ALL SEEING EYE
HOP ON BOARD FOR A BIRD'S-EYE VIEW OF YOUR FAVOURITE SURF SPOTS
The last major beach town on the north side of the southwest peninsula before everything goes a bit Bristol Channel is good old Woolie. One of those towns with a deep surfing heritage and surfers to match.
1. The quiet in winter, mad busy in summer beach has been the training ground for British/english champs like current UK Tour and English champ, not to mention WSL campaigner, Lucy Campbell. Her ex-pat bro Stu who also took the title back to Devon in 2011 out of the clutches of the Cornish and Geordie hands who’d hogged it since 1984.
2. Woolacombe Surf Club was founded in 1962, as part of the North Devon Surf Life Saving Club/woolacombe SLSC and are always dangerous at the Interclubs.
3. The Red Barn has been home to Woolacombe’s surfers since the sport hit the beach. Amazing collection of classic local surfboards on display in the rafters either made or surfed by local surfing ‘legends’. Hard place to leave.
4. Marisco. Of course, the Red Barn is slightly easier to leave if you are heading into this den of iniquity! The Marisco has played host to carnage since 1967 and is now the longest running nightclub in the country. Anyone who has surfed Woolacombe has ended up here at some point. Apart from under 18s … Wahem.

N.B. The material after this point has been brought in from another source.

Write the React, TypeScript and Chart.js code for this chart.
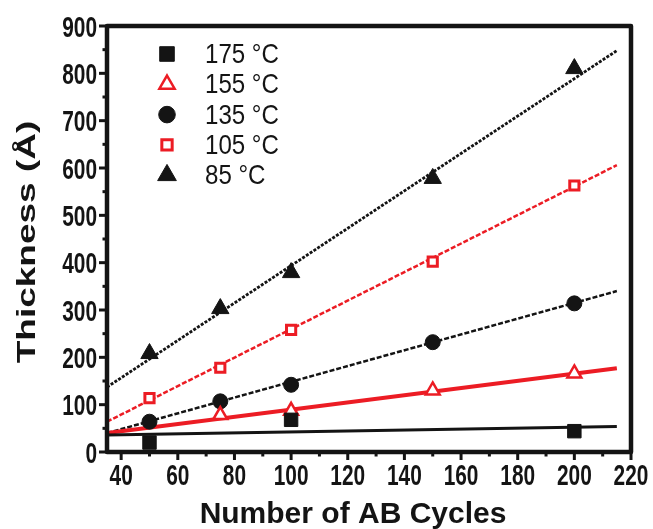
import React, { useEffect, useRef } from 'react';
import { Chart, registerables } from 'chart.js';
import { drawPoint } from 'chart.js/helpers';

Chart.register(...registerables);

// ---- data ----
const cycles = [50, 75, 100, 150, 200];
const cycles155 = [75, 100, 150, 200];
const cycles175 = [50, 100, 200];
const thick175 = [20, 68, 44];
const thick155 = [78, 87, 130, 166];
const thick135 = [64, 107, 142, 232, 314];
const thick105 = [114, 178, 258, 402, 563];
const thick85 = [208, 303, 379, 578, 810];

const fitX = [35, 215];
const fit175 = [36, 54];
const fit155 = [40, 177];
const fit135 = [40, 340];
const fit105 = [64, 606];
const fit85 = [137, 848];

const seriesLabels = ['175 °C', '155 °C', '135 °C', '105 °C', '85 °C'];
const xTicks = [40, 60, 80, 100, 120, 140, 160, 180, 200, 220];
const xMinorTicks = [50, 70, 90, 110, 130, 150, 170, 190, 210];
const yTicks = [0, 100, 200, 300, 400, 500, 600, 700, 800, 900];
const yMinorTicks = [50, 150, 250, 350, 450, 550, 650, 750, 850];

const xTitle = 'Number of AB Cycles';
const yTitle = 'Thickness (Å)';

const RED = '#ec1c24';
const BLACK = '#141414';
const SANS = "'Liberation Sans', Arial, sans-serif";

const pts = (xs: number[], ys: number[]) => xs.map((x, i) => ({ x, y: ys[i] }));

// condensed text helper (the original uses a narrow face)
function condensedText(ctx: any, text: string, x: number, y: number, sx: number, align: string) {
  ctx.save();
  ctx.translate(x, y);
  ctx.scale(sx, 1);
  ctx.textAlign = align;
  ctx.fillText(text, 0, 0);
  ctx.restore();
}

const framePlugin = {
  id: 'frameTicks',
  afterDatasetsDraw(chart: any) {
    const { ctx, chartArea } = chart;
    const { left, right, top, bottom } = chartArea;
    const xs = chart.scales.x;
    const ys = chart.scales.y;
    ctx.save();
    ctx.strokeStyle = BLACK;
    ctx.lineCap = 'butt';
    ctx.lineWidth = 3;
    xTicks.forEach((v) => {
      const px = xs.getPixelForValue(v);
      ctx.beginPath(); ctx.moveTo(px, bottom); ctx.lineTo(px, bottom + 8); ctx.stroke();
    });
    xMinorTicks.forEach((v) => {
      const px = xs.getPixelForValue(v);
      ctx.beginPath(); ctx.moveTo(px, bottom); ctx.lineTo(px, bottom + 4.5); ctx.stroke();
    });
    yTicks.forEach((v) => {
      const py = ys.getPixelForValue(v);
      ctx.beginPath(); ctx.moveTo(left, py); ctx.lineTo(left - 8, py); ctx.stroke();
    });
    yMinorTicks.forEach((v) => {
      const py = ys.getPixelForValue(v);
      ctx.beginPath(); ctx.moveTo(left, py); ctx.lineTo(left - 4.5, py); ctx.stroke();
    });
    ctx.lineWidth = 4.5;
    ctx.lineJoin = 'round';
    ctx.strokeRect(left, top, right - left, bottom - top);

    // tick labels from the scales' ticks, in a condensed bold face
    ctx.fillStyle = BLACK;
    ctx.font = `bold 29px ${SANS}`;
    ctx.textBaseline = 'alphabetic';
    xs.ticks.forEach((t: any) => {
      const px = xs.getPixelForValue(t.value);
      condensedText(ctx, String(t.value), px, bottom + 33, 0.72, 'center');
    });
    ys.ticks.forEach((t: any) => {
      const py = ys.getPixelForValue(t.value);
      condensedText(ctx, String(t.value), left - 10, py + 10.5, 0.72, 'right');
    });

    // x axis title
    ctx.font = `bold 30px ${SANS}`;
    ctx.textAlign = 'center';
    ctx.textBaseline = 'alphabetic';
    ctx.fillText(xTitle, (left + right) / 2 - 16, bottom + 71);

    // y axis title, condensed across its glyph height
    ctx.save();
    ctx.font = `bold 37px ${SANS}`;
    ctx.textAlign = 'center';
    ctx.textBaseline = 'middle';
    ctx.translate(28, (top + bottom) / 2 + 3);
    ctx.rotate(-Math.PI / 2);
    ctx.scale(1, 0.72);
    ctx.fillText(yTitle, 0, 0);
    ctx.restore();
    ctx.restore();
  },
};

const legendPlugin = {
  id: 'insetLegend',
  afterDraw(chart: any) {
    const { ctx, chartArea } = chart;
    const markers = chart.data.datasets.filter((d: any) => d.label);
    markers.forEach((ds: any, i: number) => {
      const y = chartArea.top + 28 + i * 30.3;
      ctx.save();
      ctx.fillStyle = ds.pointBackgroundColor;
      ctx.strokeStyle = ds.pointBorderColor;
      ctx.lineWidth = ds.pointBorderWidth;
      drawPoint(
        ctx,
        { pointStyle: ds.pointStyle, radius: ds.pointRadius + 0.8, rotation: 0, borderWidth: ds.pointBorderWidth } as any,
        chartArea.left + 60,
        y
      );
      ctx.fillStyle = BLACK;
      ctx.font = `28px ${SANS}`;
      ctx.textBaseline = 'alphabetic';
      condensedText(ctx, ds.label, chartArea.left + 98, y + 9, 0.86, 'left');
      ctx.restore();
    });
  },
};

export default function App() {
  const ref = useRef<HTMLCanvasElement | null>(null);

  useEffect(() => {
    document.body.style.margin = '0';
    const canvas = ref.current;
    if (!canvas) return;

    const fitLine = (ys: number[], color: string, width: number, dash: number[]) => ({
      label: '',
      data: pts(fitX, ys),
      showLine: true,
      borderColor: color,
      borderWidth: width,
      borderDash: dash,
      pointRadius: 0,
      pointHoverRadius: 0,
      fill: false,
      order: 10,
    });

    const marker = (
      label: string,
      xs: number[],
      ys: number[],
      style: string,
      radius: number,
      bg: string,
      border: string,
      bw: number
    ) => ({
      label,
      data: pts(xs, ys),
      showLine: false,
      pointStyle: style,
      pointRadius: radius,
      pointHoverRadius: radius,
      pointBackgroundColor: bg,
      pointBorderColor: border,
      pointBorderWidth: bw,
      backgroundColor: bg,
      borderColor: border,
      order: 1,
    });

    const chart = new Chart(canvas, {
      type: 'scatter',
      data: {
        datasets: [
          fitLine(fit175, BLACK, 3, []),
          fitLine(fit155, RED, 4, []),
          fitLine(fit135, BLACK, 2.5, [5, 2]),
          fitLine(fit105, RED, 2.5, [5, 2]),
          fitLine(fit85, BLACK, 2.8, [3, 1.5]),
          marker(seriesLabels[0], cycles175, thick175, 'rect', 9.5, BLACK, BLACK, 1),
          marker(seriesLabels[1], cycles155, thick155, 'triangle', 8, '#ffffff', RED, 2.5),
          marker(seriesLabels[2], cycles, thick135, 'circle', 7.5, BLACK, BLACK, 1),
          marker(seriesLabels[3], cycles, thick105, 'rect', 6.5, '#ffffff', RED, 3),
          marker(seriesLabels[4], cycles, thick85, 'triangle', 10, BLACK, BLACK, 1),
        ] as any,
      },
      options: {
        responsive: false,
        animation: false,
        devicePixelRatio: 1,
        layout: { padding: { top: 26, right: 22, left: 0, bottom: 0 } },
        plugins: {
          legend: { display: false },
          tooltip: { enabled: false },
        },
        scales: {
          x: {
            type: 'linear',
            min: 35,
            max: 220,
            afterBuildTicks: (scale: any) => {
              scale.ticks = xTicks.map((v) => ({ value: v, label: String(v) }));
            },
            afterFit: (scale: any) => {
              scale.height = 77;
            },
            grid: { display: false, drawTicks: false, tickLength: 0 },
            border: { display: false },
            ticks: { display: false },
            title: { display: false, text: xTitle },
          },
          y: {
            type: 'linear',
            min: 0,
            max: 900,
            afterBuildTicks: (scale: any) => {
              scale.ticks = yTicks.map((v) => ({ value: v, label: String(v) }));
            },
            afterFit: (scale: any) => {
              scale.width = 107;
            },
            grid: { display: false, drawTicks: false, tickLength: 0 },
            border: { display: false },
            ticks: { display: false },
            title: { display: false, text: yTitle },
          },
        },
      },
      plugins: [framePlugin, legendPlugin],
    } as any);

    return () => chart.destroy();
  }, []);

  return (
    <div style={{ width: 653, height: 529, background: '#ffffff' }}>
      <canvas ref={ref} width={653} height={529} />
    </div>
  );
}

5. Combesgate low tide peaks in the little bay just north of town. 6. Woolacombe open expanse of beach that ranges from mellow log friendly peelers to punishing winter walls. Reliable, consistent and understandably popular with all kinds of surf craft. Can be a high tide right off the rocks but the main beach works on all tides.
7. Putsborough at the other end of the beach is the go-to spot when it’s all a bit stormy and windy for Woolie or Croyde. One of those joints that can get surprisingly good. Handy conveyor belt rip in the corner.